_Input data_
▼▼▼

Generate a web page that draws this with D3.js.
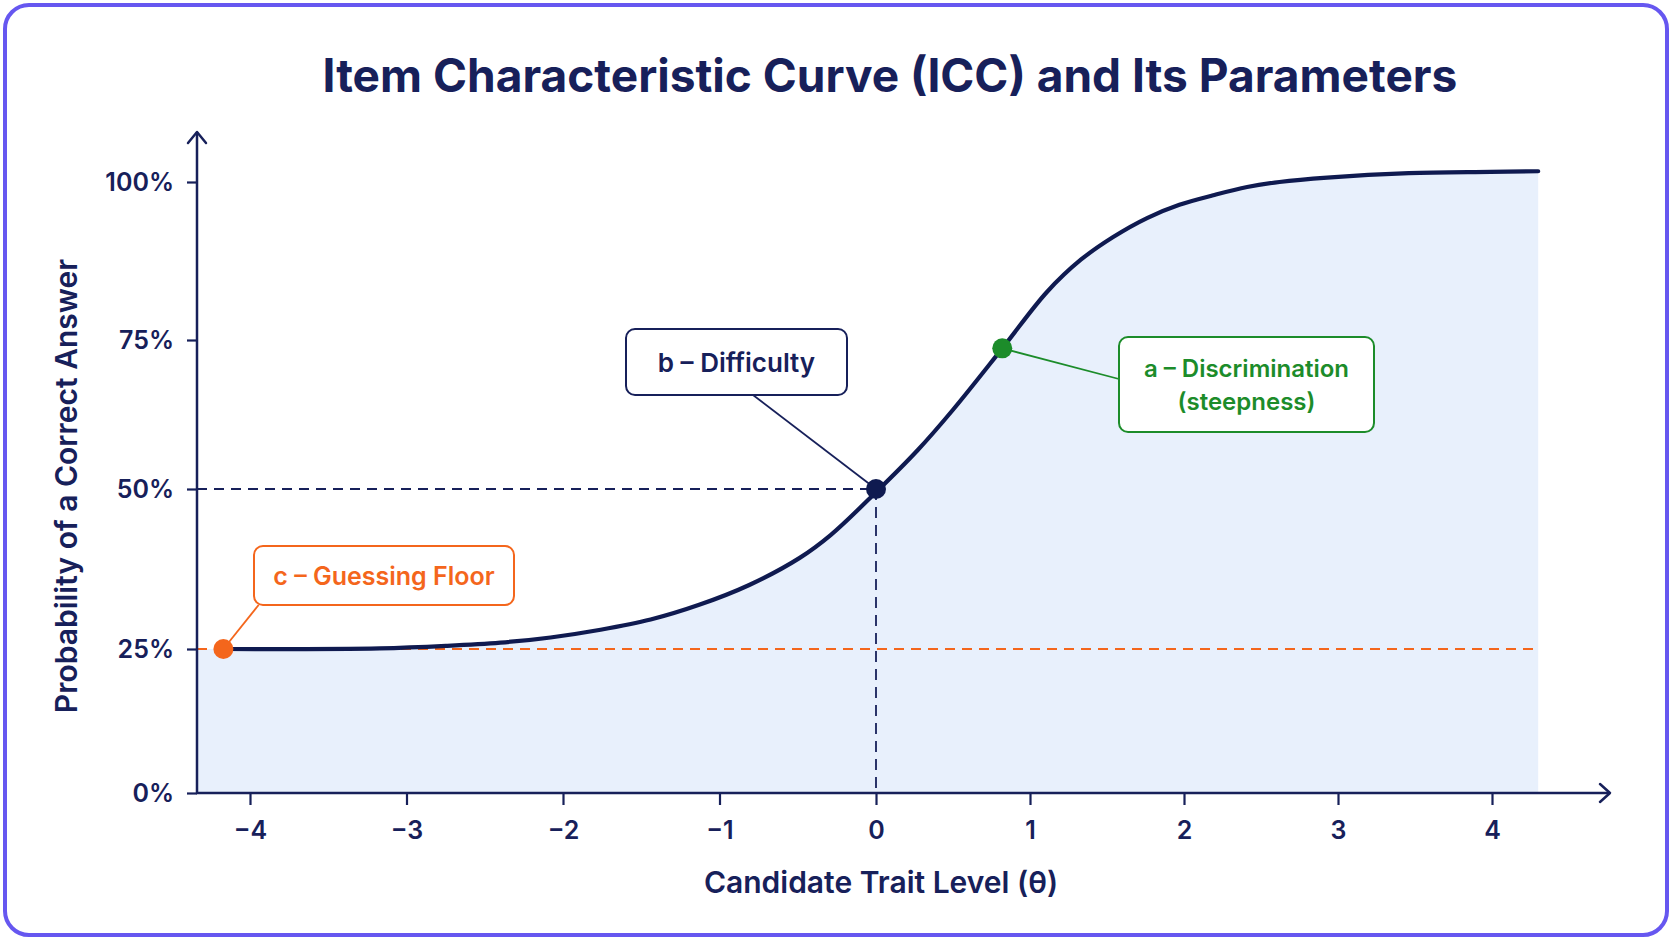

▲▲▲
▼▼▼

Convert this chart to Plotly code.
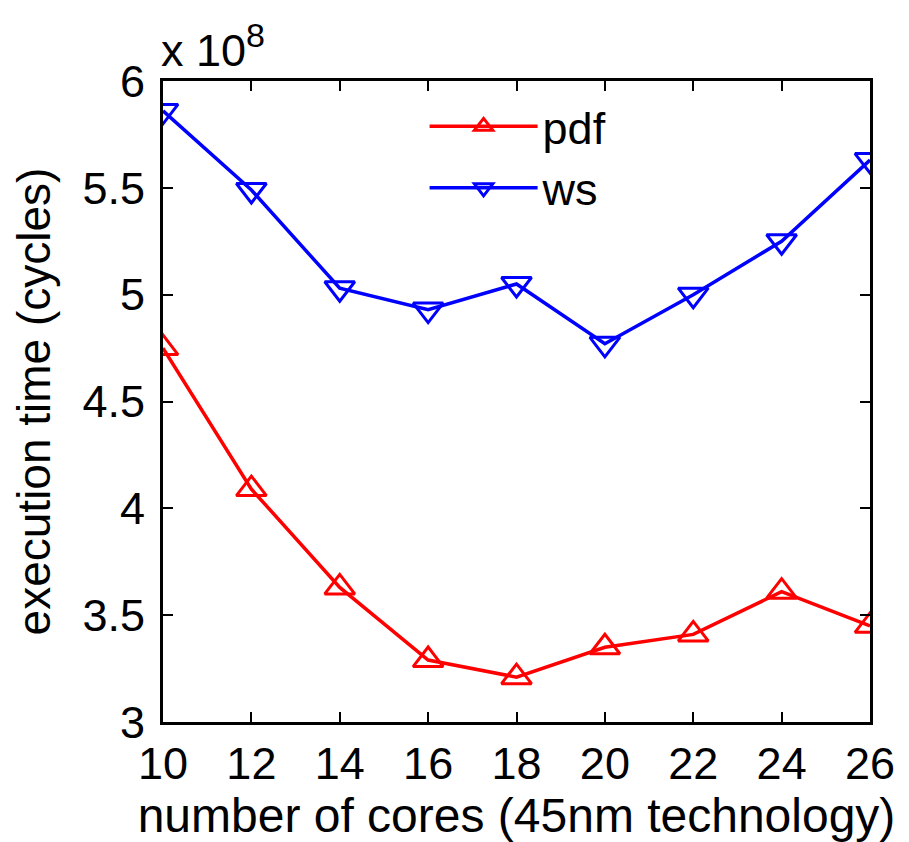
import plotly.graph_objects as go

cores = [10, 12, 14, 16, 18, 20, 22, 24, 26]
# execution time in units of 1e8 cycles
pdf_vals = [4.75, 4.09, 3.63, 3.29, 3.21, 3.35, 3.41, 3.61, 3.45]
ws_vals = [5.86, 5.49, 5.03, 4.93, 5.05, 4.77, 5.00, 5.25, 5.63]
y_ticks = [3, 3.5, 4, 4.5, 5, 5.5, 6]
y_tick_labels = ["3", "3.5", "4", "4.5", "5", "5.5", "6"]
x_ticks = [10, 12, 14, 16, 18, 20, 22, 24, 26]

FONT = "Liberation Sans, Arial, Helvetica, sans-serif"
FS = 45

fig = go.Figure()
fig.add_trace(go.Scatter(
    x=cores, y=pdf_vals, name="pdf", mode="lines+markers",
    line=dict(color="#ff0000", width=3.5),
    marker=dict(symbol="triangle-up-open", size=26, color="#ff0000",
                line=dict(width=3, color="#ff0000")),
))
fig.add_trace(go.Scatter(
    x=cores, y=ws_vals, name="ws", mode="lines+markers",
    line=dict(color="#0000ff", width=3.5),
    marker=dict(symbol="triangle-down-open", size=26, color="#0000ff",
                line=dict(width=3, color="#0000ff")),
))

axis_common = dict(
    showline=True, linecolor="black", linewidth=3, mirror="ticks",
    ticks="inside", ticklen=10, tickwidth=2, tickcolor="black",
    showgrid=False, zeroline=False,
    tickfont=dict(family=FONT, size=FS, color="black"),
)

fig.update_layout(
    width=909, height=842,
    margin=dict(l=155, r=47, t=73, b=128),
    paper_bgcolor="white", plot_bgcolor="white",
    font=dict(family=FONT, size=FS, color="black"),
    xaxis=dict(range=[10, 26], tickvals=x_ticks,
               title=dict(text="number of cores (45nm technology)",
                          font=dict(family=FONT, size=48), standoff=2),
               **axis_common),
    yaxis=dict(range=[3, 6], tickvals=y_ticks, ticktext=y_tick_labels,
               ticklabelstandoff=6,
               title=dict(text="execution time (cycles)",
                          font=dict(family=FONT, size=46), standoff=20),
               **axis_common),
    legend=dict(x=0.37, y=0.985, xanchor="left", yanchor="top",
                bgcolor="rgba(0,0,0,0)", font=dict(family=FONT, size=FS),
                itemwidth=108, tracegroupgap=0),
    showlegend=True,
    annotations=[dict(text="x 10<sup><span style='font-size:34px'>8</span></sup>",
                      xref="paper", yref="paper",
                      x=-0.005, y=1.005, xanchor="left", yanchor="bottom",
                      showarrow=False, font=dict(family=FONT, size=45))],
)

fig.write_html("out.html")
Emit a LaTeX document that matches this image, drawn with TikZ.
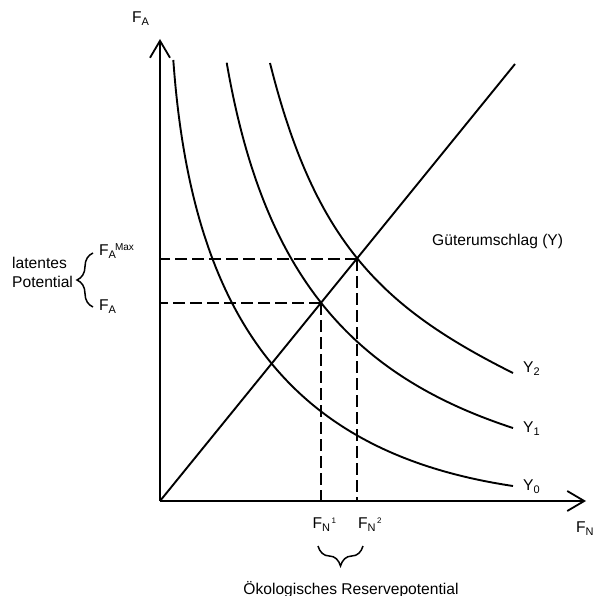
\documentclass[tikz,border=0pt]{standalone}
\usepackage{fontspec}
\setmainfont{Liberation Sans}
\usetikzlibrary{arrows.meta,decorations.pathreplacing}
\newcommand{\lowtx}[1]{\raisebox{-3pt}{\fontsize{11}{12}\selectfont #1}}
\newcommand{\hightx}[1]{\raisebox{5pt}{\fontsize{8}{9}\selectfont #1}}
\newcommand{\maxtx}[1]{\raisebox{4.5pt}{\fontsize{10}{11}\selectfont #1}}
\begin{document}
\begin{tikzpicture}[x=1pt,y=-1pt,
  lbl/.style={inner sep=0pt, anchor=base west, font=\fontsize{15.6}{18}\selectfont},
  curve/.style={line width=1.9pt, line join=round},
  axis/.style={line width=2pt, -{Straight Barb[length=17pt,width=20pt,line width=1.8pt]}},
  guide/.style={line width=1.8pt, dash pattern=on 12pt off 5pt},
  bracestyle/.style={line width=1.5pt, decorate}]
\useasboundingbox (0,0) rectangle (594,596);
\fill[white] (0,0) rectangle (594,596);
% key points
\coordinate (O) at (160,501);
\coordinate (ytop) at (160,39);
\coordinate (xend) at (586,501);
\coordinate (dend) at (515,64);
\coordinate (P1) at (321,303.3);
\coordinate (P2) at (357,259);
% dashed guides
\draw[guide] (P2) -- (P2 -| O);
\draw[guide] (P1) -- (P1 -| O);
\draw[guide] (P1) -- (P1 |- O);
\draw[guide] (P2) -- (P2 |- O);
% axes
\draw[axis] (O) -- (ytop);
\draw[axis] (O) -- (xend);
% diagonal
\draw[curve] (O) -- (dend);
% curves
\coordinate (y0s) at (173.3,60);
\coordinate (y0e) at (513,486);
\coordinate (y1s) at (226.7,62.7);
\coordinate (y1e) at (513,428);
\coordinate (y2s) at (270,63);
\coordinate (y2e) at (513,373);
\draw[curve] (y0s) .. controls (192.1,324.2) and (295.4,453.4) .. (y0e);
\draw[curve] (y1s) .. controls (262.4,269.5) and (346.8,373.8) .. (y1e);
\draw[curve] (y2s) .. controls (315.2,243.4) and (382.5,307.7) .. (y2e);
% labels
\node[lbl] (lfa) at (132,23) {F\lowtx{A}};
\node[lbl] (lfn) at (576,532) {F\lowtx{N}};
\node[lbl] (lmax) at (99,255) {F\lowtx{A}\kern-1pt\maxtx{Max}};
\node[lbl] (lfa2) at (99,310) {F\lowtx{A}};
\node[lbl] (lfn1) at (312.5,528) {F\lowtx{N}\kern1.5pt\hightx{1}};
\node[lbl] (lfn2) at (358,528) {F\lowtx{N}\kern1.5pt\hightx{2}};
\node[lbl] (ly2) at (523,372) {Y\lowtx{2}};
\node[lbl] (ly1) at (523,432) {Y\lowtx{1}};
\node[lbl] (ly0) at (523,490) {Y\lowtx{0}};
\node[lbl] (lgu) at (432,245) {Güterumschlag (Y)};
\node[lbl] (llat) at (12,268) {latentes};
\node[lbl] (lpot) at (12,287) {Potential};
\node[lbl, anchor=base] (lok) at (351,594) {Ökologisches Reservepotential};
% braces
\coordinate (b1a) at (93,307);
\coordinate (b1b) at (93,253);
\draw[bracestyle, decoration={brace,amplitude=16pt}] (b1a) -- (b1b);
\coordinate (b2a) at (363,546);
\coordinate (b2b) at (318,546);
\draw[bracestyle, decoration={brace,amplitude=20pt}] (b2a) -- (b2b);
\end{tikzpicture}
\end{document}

▲▲▲
▼▼▼

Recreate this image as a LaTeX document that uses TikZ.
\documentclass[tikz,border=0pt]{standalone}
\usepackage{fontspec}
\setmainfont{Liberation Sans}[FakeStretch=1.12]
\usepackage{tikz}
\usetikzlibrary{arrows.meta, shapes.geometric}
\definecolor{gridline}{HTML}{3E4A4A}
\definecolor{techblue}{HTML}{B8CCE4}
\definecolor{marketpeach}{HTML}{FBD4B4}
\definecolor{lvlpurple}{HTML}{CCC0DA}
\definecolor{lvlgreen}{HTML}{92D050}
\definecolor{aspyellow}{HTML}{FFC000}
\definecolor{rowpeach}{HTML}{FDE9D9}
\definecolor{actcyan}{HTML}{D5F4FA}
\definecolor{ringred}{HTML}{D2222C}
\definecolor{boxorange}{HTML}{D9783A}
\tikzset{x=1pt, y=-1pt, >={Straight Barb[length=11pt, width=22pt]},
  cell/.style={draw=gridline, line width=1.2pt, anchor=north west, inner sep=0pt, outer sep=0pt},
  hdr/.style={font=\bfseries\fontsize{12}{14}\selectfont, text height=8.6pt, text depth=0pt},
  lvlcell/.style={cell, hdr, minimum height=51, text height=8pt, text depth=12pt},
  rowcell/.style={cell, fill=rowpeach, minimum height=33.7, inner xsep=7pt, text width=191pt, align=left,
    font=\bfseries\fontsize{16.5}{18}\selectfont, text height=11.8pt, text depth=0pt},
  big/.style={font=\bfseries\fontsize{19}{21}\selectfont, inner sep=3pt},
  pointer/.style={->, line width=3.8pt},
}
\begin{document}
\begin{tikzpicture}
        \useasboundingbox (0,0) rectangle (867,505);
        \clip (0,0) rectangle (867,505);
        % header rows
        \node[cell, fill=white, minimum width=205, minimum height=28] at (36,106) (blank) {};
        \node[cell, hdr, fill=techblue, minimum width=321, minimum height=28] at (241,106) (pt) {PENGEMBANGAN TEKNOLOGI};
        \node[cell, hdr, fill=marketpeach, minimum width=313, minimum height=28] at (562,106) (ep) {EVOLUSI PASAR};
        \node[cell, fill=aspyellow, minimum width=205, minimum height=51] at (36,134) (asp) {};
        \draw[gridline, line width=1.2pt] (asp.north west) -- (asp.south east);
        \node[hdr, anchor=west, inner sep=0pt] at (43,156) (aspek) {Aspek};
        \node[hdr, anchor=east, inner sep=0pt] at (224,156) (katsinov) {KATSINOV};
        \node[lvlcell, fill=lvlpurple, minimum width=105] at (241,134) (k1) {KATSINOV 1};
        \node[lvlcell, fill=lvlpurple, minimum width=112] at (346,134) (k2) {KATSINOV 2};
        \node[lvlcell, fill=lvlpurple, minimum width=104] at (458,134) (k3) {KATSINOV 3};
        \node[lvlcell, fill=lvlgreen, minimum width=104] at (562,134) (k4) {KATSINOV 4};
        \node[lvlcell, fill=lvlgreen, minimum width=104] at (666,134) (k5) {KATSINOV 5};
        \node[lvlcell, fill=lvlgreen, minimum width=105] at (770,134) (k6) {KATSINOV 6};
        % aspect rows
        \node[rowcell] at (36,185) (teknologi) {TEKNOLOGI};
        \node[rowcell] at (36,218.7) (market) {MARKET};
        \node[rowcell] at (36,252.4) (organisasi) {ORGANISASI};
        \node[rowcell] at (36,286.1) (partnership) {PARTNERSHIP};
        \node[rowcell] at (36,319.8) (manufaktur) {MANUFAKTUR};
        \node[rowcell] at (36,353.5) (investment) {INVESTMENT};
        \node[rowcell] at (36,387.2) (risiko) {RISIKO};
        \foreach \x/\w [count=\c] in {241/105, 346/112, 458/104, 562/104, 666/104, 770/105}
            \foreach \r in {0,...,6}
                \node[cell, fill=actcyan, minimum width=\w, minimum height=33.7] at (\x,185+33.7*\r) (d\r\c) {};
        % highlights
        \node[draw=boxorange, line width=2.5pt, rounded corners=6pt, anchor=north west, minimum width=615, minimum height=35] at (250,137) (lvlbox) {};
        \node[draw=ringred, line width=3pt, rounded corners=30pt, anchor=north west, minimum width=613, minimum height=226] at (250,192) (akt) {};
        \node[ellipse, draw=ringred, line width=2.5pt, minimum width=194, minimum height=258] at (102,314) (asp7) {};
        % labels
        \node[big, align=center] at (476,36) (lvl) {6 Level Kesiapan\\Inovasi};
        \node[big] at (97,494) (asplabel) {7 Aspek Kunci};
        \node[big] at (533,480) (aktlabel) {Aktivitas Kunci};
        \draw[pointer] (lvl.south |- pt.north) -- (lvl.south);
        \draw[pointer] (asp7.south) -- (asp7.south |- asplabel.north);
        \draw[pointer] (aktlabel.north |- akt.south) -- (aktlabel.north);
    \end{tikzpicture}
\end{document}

▲▲▲

_Directions_
Write out word for word the lines above that run from the one with "Convert this chart to Plotly code." to the one with "import plotly.graph_objects as go". Include both end lines; exclude the images.

_Full response_
Convert this chart to Plotly code.
import plotly.graph_objects as go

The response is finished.